June 3rd, 2014  |  The Blog

Middle Eastern Respiratory Virus (MERS) is a virus that presents with respiratory symptoms and an accompanying fever. It is caused by a coronavirus, MERS-CoV.

The U.S. Centers for Disease Control and Prevention (CDC) is concerned about the future evolution and global spread of the MERS virus.

The MERS virus is a close relative of the Severe Acute Respiratory Syndrome or SARS virus that killed over 8,000 people throughout the world in 2003.

Where It Is

MERS was first diagnosed two years ago, in 2012, in Saudi Arabia. Together, the World Health Organization (WHO) and National Center for Immunization and Respiratory Diseases at the CDC have confirmed almost 400 cases in a total of 19 countries since it first appeared in Saudi Arabia.

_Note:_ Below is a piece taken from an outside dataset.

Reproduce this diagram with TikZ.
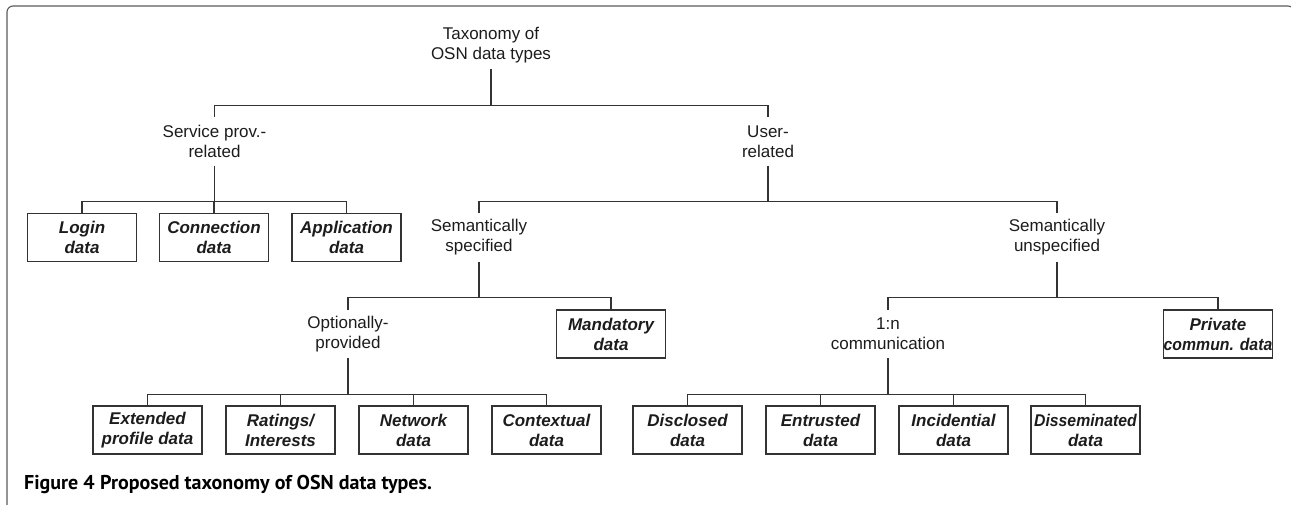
\documentclass[tikz,border=0pt]{standalone}
\usepackage{graphicx}
\usepackage{fontspec}
\setmainfont{Liberation Sans}
\newfontfamily\capfont{PT Sans}
\definecolor{ink}{HTML}{1C1C1C}
\definecolor{wire}{HTML}{333333}
\definecolor{framegray}{HTML}{5A5A5A}
% squeeze a line that is wider than its box
\newcommand{\narrowline}[1]{\scalebox{0.93}[1]{#1}}
\tikzset{
  cell/.style={minimum width=109pt, minimum height=48pt, inner sep=0pt, align=center, text=ink},
  label/.style={cell, font=\fontsize{17}{20}\selectfont},
  leaf/.style={cell, draw=wire, line width=1.1pt, font=\fontsize{17}{20}\selectfont\bfseries\itshape},
  stem/.style={draw=wire, line width=1.8pt},
  branch/.style={draw=wire, line width=1.1pt},
}
\begin{document}
\begin{tikzpicture}[x=1pt, y=-1pt]
  \useasboundingbox (0,0) rectangle (1291,504);
  \begin{scope}
    \clip (0,0) rectangle (1291,504);
    % open page frame
    \draw[framegray, line width=1.1pt, rounded corners=6pt]
      (7,530) -- (7,6) -- (1294,6) -- (1294,530);
  \end{scope}

  % level 0
  \node[label] (root) at (491,45) {Taxonomy of\\OSN data types};
  % level 1
  \node[label] (sp) at (214.5,141.5) {Service prov.-\\related};
  \node[label] (user) at (768,141.5) {User-\\related};
  % level 2
  \node[leaf] (login) at (82,237.5) {Login\\data};
  \node[leaf] (conn) at (214,237.5) {Connection\\data};
  \node[leaf] (app) at (346.5,237.5) {Application\\data};
  \node[label] (sspec) at (479,237.5) {Semantically\\specified};
  \node[label] (sunspec) at (1057,237.5) {Semantically\\unspecified};
  % level 3
  \node[label] (opt) at (348,334) {Optionally-\\provided};
  \node[leaf] (mand) at (611,334) {Mandatory\\data};
  \node[label] (onen) at (888,334) {1:n\\communication};
  \node[leaf] (priv) at (1218,334) {Private\\\narrowline{commun. data}};
  % level 4
  \node[leaf] (ext) at (147.5,430) {Extended\\profile data};
  \node[leaf] (rate) at (280.5,430) {Ratings/\\Interests};
  \node[leaf] (net) at (413.5,430) {Network\\data};
  \node[leaf] (ctx) at (546.5,430) {Contextual\\data};
  \node[leaf] (disc) at (687.5,430) {Disclosed\\data};
  \node[leaf] (entr) at (820.5,430) {Entrusted\\data};
  \node[leaf] (inci) at (953.5,430) {Incidential\\data};
  \node[leaf] (diss) at (1085.5,430) {\narrowline{Disseminated}\\data};

  % junctions below each parent
  \foreach \p in {root, sp, user, sspec, sunspec, opt, onen}
    \coordinate (j-\p) at ([yshift=-36pt]\p.south);

  % stems
  \foreach \p in {root, sp, user, sspec, sunspec, opt, onen}
    \draw[stem] (\p.south) -- (j-\p);

  % branches
  \foreach \p/\c in {root/sp, root/user,
                     sp/login, sp/conn, sp/app,
                     user/sspec, user/sunspec,
                     sspec/opt, sspec/mand,
                     sunspec/onen, sunspec/priv,
                     opt/ext, opt/rate, opt/net, opt/ctx,
                     onen/disc, onen/entr, onen/inci, onen/diss}
    \draw[branch] (j-\p) -| (\c.north);

  % caption
  \node[anchor=base west, inner sep=0pt, text=black,
        font=\capfont\fontsize{20}{24}\selectfont]
    (cap) at (24,489) {\textbf{Figure 4} \textbf{Proposed taxonomy of OSN data types.}};
\end{tikzpicture}
\end{document}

The MERS involved countries, according to WHO and CDC, include:

  • Saudi Arabia
  • United Arab Emeritus (UAE)
  • Qatar
  • Oman
  • Jordan
  • Kuwait
  • Yemen
  • Lebanon
  • United Kingdom
  • France
  • Germany
  • Italy
  • Turkey
  • Netherlands
  • Tunisia
  • Egypt
  • Malaysia
  • Philippines
  • United States of America (USA)

U.S. Cases of MERS

Health care worker in the Midwest who had traveled to Saudi Arabia was confirmed to have the first U.S. case MERS in May 2014. There was a subsequent case in Florida. Both patients fully recovered.

How It Spreads

MERS is a contagious disease and spreads through close contact with an infected person. According to the CDC, the risk to the general public is extremely low. It does not spread easily in public settings like a retail store or mall.

The virus is thought to have originated from an animal source. MERS has been found in camels and bats so crosses species.

MERS is more dangerous to people with pre-existing health conditions or weakened immune systems than it is to a fully healthy individual. The average age of those who contract MERS is 51 years old.

Symptoms of MERS

Strangely enough, some infected patients can be asymptomatic while other die from the disease.

The classic symptoms of MERS are similar to those of pneumonia. They include:

  • Fever
  • Cough
  • Shortness of breath

Diagnosis of the Virus

The CDC has developed molecular diagnostics to accurately diagnose cases of MERS. The diagnostic test for MERS is available at state health labs, the CDC and some international labs. It is called a polymerase chain reaction or PCR).

The CDC also participates in the public health preparedness plan for the U.S.

Treatment of the Disease

There is no vaccine to prevent MERS but the plan to develop one is in discussion among healthcare entities, especially the CDC and WHO.

Isolation of an infected patient is implemented immediately to prevent the spread of MERS to those who come in contact with the patient, especially health care providers.

Direct patient care for the virus includes supportive respiratory care, which is palliative rather than curative.

Outcome of the Disease

Worldwide, about 30% of people who have contracted the virus have died.

Prevention

The best way to prevent contracting MERS is with simple and typical infection control protocols, which include:

  • Regular hand washing
  • Cleaning potentially infected surfaces with anti-bacterial cleaners
  • Avoiding people who are sick

The CDC does not yet recommend changing travel plans to areas with confirmed cases of MERS. There is an Alert (Level 2) only; this delineates special precautions like hand washing, avoiding anyone who is sick and monitoring one?s own health while in the area and upon return to home.

Anyone who travels to countries in the Arabian Peninsula or surrounding areas and develops a fever and respiratory illness within 14 days should seek immediate medical attention.